=== TASK TO CARRY OUT ===
Quote the listing below in its entirety, omitting every image.

=== DATA SHOWN ===
□ □ □ □ □

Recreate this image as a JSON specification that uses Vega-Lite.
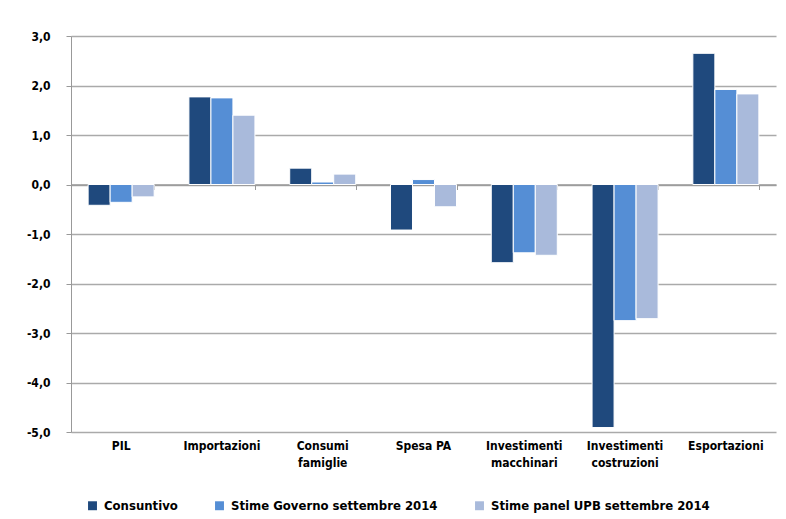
{
  "$schema": "https://vega.github.io/schema/vega-lite/v6.json",
  "width": 705,
  "height": 396,
  "autosize": {"type": "none"},
  "padding": {"left": 71, "top": 36, "right": 10, "bottom": 87},
  "background": "white",
  "config": {"view": {"stroke": null}, "font": "DejaVu Sans Condensed"},
  "data": {
    "values": [
      {"Categoria": "PIL", "Serie": "Consuntivo", "Valore": -0.42},
      {"Categoria": "PIL", "Serie": "Stime Governo settembre 2014", "Valore": -0.36},
      {"Categoria": "PIL", "Serie": "Stime panel UPB settembre 2014", "Valore": -0.25},
      {"Categoria": "Importazioni", "Serie": "Consuntivo", "Valore": 1.77},
      {"Categoria": "Importazioni", "Serie": "Stime Governo settembre 2014", "Valore": 1.75},
      {"Categoria": "Importazioni", "Serie": "Stime panel UPB settembre 2014", "Valore": 1.40},
      {"Categoria": "Consumi famiglie", "Serie": "Consuntivo", "Valore": 0.33},
      {"Categoria": "Consumi famiglie", "Serie": "Stime Governo settembre 2014", "Valore": 0.05},
      {"Categoria": "Consumi famiglie", "Serie": "Stime panel UPB settembre 2014", "Valore": 0.21},
      {"Categoria": "Spesa PA", "Serie": "Consuntivo", "Valore": -0.92},
      {"Categoria": "Spesa PA", "Serie": "Stime Governo settembre 2014", "Valore": 0.10},
      {"Categoria": "Spesa PA", "Serie": "Stime panel UPB settembre 2014", "Valore": -0.45},
      {"Categoria": "Investimenti macchinari", "Serie": "Consuntivo", "Valore": -1.58},
      {"Categoria": "Investimenti macchinari", "Serie": "Stime Governo settembre 2014", "Valore": -1.38},
      {"Categoria": "Investimenti macchinari", "Serie": "Stime panel UPB settembre 2014", "Valore": -1.43},
      {"Categoria": "Investimenti costruzioni", "Serie": "Consuntivo", "Valore": -4.91},
      {"Categoria": "Investimenti costruzioni", "Serie": "Stime Governo settembre 2014", "Valore": -2.75},
      {"Categoria": "Investimenti costruzioni", "Serie": "Stime panel UPB settembre 2014", "Valore": -2.71},
      {"Categoria": "Esportazioni", "Serie": "Consuntivo", "Valore": 2.65},
      {"Categoria": "Esportazioni", "Serie": "Stime Governo settembre 2014", "Valore": 1.92},
      {"Categoria": "Esportazioni", "Serie": "Stime panel UPB settembre 2014", "Valore": 1.83}
    ]
  },
  "layer": [
    {
      "mark": {"type": "bar", "stroke": "white", "strokeWidth": 1},
      "encoding": {
        "x": {
          "field": "Categoria",
          "type": "nominal",
          "sort": ["PIL", "Importazioni", "Consumi famiglie", "Spesa PA", "Investimenti macchinari", "Investimenti costruzioni", "Esportazioni"],
          "scale": {"paddingInner": 0.345, "paddingOuter": 0.17},
          "axis": {
            "title": null,
            "labelAngle": 0,
            "domain": false,
            "ticks": false,
            "grid": false,
            "labelPadding": 8,
            "labelFontWeight": "bold",
            "labelFontSize": 12,
            "labelColor": "black",
            "labelLineHeight": 17,
            "labelExpr": "datum.label == 'Spesa PA' ? datum.label : split(datum.label, ' ')"
          }
        },
        "xOffset": {
          "field": "Serie",
          "sort": ["Consuntivo", "Stime Governo settembre 2014", "Stime panel UPB settembre 2014"],
          "scale": {"paddingInner": 0, "paddingOuter": 0}
        },
        "y": {
          "field": "Valore",
          "type": "quantitative",
          "scale": {"domain": [-5, 3], "nice": false},
          "axis": {
            "title": null,
            "values": [-5, -4, -3, -2, -1, 0, 1, 2, 3],
            "labelExpr": "(datum.value < 0 ? '-' : '') + replace(format(abs(datum.value), '.1f'), '.', ',')",
            "labelFontWeight": "bold",
            "labelFontSize": 12,
            "labelColor": "black",
            "labelPadding": 16,
            "tickSize": 5,
            "tickColor": "#999999",
            "domainColor": "#999999",
            "gridColor": "#aaaaaa",
            "gridWidth": 1.5
          }
        },
        "color": {
          "field": "Serie",
          "type": "nominal",
          "sort": ["Consuntivo", "Stime Governo settembre 2014", "Stime panel UPB settembre 2014"],
          "scale": {"range": ["#1F497D", "#558ED5", "#A9BADB"]},
          "legend": {
            "title": null,
            "orient": "none",
            "direction": "horizontal",
            "legendX": 15,
            "legendY": 463,
            "symbolType": "square",
            "symbolSize": 80,
            "symbolStrokeWidth": 0,
            "labelFontSize": 13,
            "labelFontWeight": "bold",
            "labelColor": "black",
            "labelOffset": 5,
            "labelLimit": 400,
            "columnPadding": 35
          }
        }
      }
    },
    {
      "mark": {"type": "bar", "opacity": 0},
      "encoding": {
        "x": {
          "field": "Categoria",
          "type": "nominal",
          "sort": ["PIL", "Importazioni", "Consumi famiglie", "Spesa PA", "Investimenti macchinari", "Investimenti costruzioni", "Esportazioni"],
          "axis": {
            "title": null,
            "orient": "bottom",
            "offset": -247.5,
            "labels": false,
            "ticks": true,
            "tickBand": "extent",
            "tickSize": 5,
            "tickColor": "#999999",
            "domain": true,
            "domainColor": "#999999",
            "domainWidth": 1.5,
            "grid": false
          }
        },
        "y": {"field": "Valore", "type": "quantitative"}
      }
    }
  ],
  "resolve": {"axis": {"x": "independent"}}
}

□ □ □ □ □

=== COMPLETE OUTPUT ===
Recreate this image as a JSON specification that uses Vega-Lite.
{
  "$schema": "https://vega.github.io/schema/vega-lite/v6.json",
  "width": 705,
  "height": 396,
  "autosize": {"type": "none"},
  "padding": {"left": 71, "top": 36, "right": 10, "bottom": 87},
  "background": "white",
  "config": {"view": {"stroke": null}, "font": "DejaVu Sans Condensed"},
  "data": {
    "values": [
      {"Categoria": "PIL", "Serie": "Consuntivo", "Valore": -0.42},
      {"Categoria": "PIL", "Serie": "Stime Governo settembre 2014", "Valore": -0.36},
      {"Categoria": "PIL", "Serie": "Stime panel UPB settembre 2014", "Valore": -0.25},
      {"Categoria": "Importazioni", "Serie": "Consuntivo", "Valore": 1.77},
      {"Categoria": "Importazioni", "Serie": "Stime Governo settembre 2014", "Valore": 1.75},
      {"Categoria": "Importazioni", "Serie": "Stime panel UPB settembre 2014", "Valore": 1.40},
      {"Categoria": "Consumi famiglie", "Serie": "Consuntivo", "Valore": 0.33},
      {"Categoria": "Consumi famiglie", "Serie": "Stime Governo settembre 2014", "Valore": 0.05},
      {"Categoria": "Consumi famiglie", "Serie": "Stime panel UPB settembre 2014", "Valore": 0.21},
      {"Categoria": "Spesa PA", "Serie": "Consuntivo", "Valore": -0.92},
      {"Categoria": "Spesa PA", "Serie": "Stime Governo settembre 2014", "Valore": 0.10},
      {"Categoria": "Spesa PA", "Serie": "Stime panel UPB settembre 2014", "Valore": -0.45},
      {"Categoria": "Investimenti macchinari", "Serie": "Consuntivo", "Valore": -1.58},
      {"Categoria": "Investimenti macchinari", "Serie": "Stime Governo settembre 2014", "Valore": -1.38},
      {"Categoria": "Investimenti macchinari", "Serie": "Stime panel UPB settembre 2014", "Valore": -1.43},
      {"Categoria": "Investimenti costruzioni", "Serie": "Consuntivo", "Valore": -4.91},
      {"Categoria": "Investimenti costruzioni", "Serie": "Stime Governo settembre 2014", "Valore": -2.75},
      {"Categoria": "Investimenti costruzioni", "Serie": "Stime panel UPB settembre 2014", "Valore": -2.71},
      {"Categoria": "Esportazioni", "Serie": "Consuntivo", "Valore": 2.65},
      {"Categoria": "Esportazioni", "Serie": "Stime Governo settembre 2014", "Valore": 1.92},
      {"Categoria": "Esportazioni", "Serie": "Stime panel UPB settembre 2014", "Valore": 1.83}
    ]
  },
  "layer": [
    {
      "mark": {"type": "bar", "stroke": "white", "strokeWidth": 1},
      "encoding": {
        "x": {
          "field": "Categoria",
          "type": "nominal",
          "sort": ["PIL", "Importazioni", "Consumi famiglie", "Spesa PA", "Investimenti macchinari", "Investimenti costruzioni", "Esportazioni"],
          "scale": {"paddingInner": 0.345, "paddingOuter": 0.17},
          "axis": {
            "title": null,
            "labelAngle": 0,
            "domain": false,
            "ticks": false,
            "grid": false,
            "labelPadding": 8,
            "labelFontWeight": "bold",
            "labelFontSize": 12,
            "labelColor": "black",
            "labelLineHeight": 17,
            "labelExpr": "datum.label == 'Spesa PA' ? datum.label : split(datum.label, ' ')"
          }
        },
        "xOffset": {
          "field": "Serie",
          "sort": ["Consuntivo", "Stime Governo settembre 2014", "Stime panel UPB settembre 2014"],
          "scale": {"paddingInner": 0, "paddingOuter": 0}
        },
        "y": {
          "field": "Valore",
          "type": "quantitative",
          "scale": {"domain": [-5, 3], "nice": false},
          "axis": {
            "title": null,
            "values": [-5, -4, -3, -2, -1, 0, 1, 2, 3],
            "labelExpr": "(datum.value < 0 ? '-' : '') + replace(format(abs(datum.value), '.1f'), '.', ',')",
            "labelFontWeight": "bold",
            "labelFontSize": 12,
            "labelColor": "black",
            "labelPadding": 16,
            "tickSize": 5,
            "tickColor": "#999999",
            "domainColor": "#999999",
            "gridColor": "#aaaaaa",
            "gridWidth": 1.5
          }
        },
        "color": {
          "field": "Serie",
          "type": "nominal",
          "sort": ["Consuntivo", "Stime Governo settembre 2014", "Stime panel UPB settembre 2014"],
          "scale": {"range": ["#1F497D", "#558ED5", "#A9BADB"]},
          "legend": {
            "title": null,
            "orient": "none",
            "direction": "horizontal",
            "legendX": 15,
            "legendY": 463,
            "symbolType": "square",
            "symbolSize": 80,
            "symbolStrokeWidth": 0,
            "labelFontSize": 13,
            "labelFontWeight": "bold",
            "labelColor": "black",
            "labelOffset": 5,
            "labelLimit": 400,
            "columnPadding": 35
          }
        }
      }
    },
    {
      "mark": {"type": "bar", "opacity": 0},
      "encoding": {
        "x": {
          "field": "Categoria",
          "type": "nominal",
          "sort": ["PIL", "Importazioni", "Consumi famiglie", "Spesa PA", "Investimenti macchinari", "Investimenti costruzioni", "Esportazioni"],
          "axis": {
            "title": null,
            "orient": "bottom",
            "offset": -247.5,
            "labels": false,
            "ticks": true,
            "tickBand": "extent",
            "tickSize": 5,
            "tickColor": "#999999",
            "domain": true,
            "domainColor": "#999999",
            "domainWidth": 1.5,
            "grid": false
          }
        },
        "y": {"field": "Valore", "type": "quantitative"}
      }
    }
  ],
  "resolve": {"axis": {"x": "independent"}}
}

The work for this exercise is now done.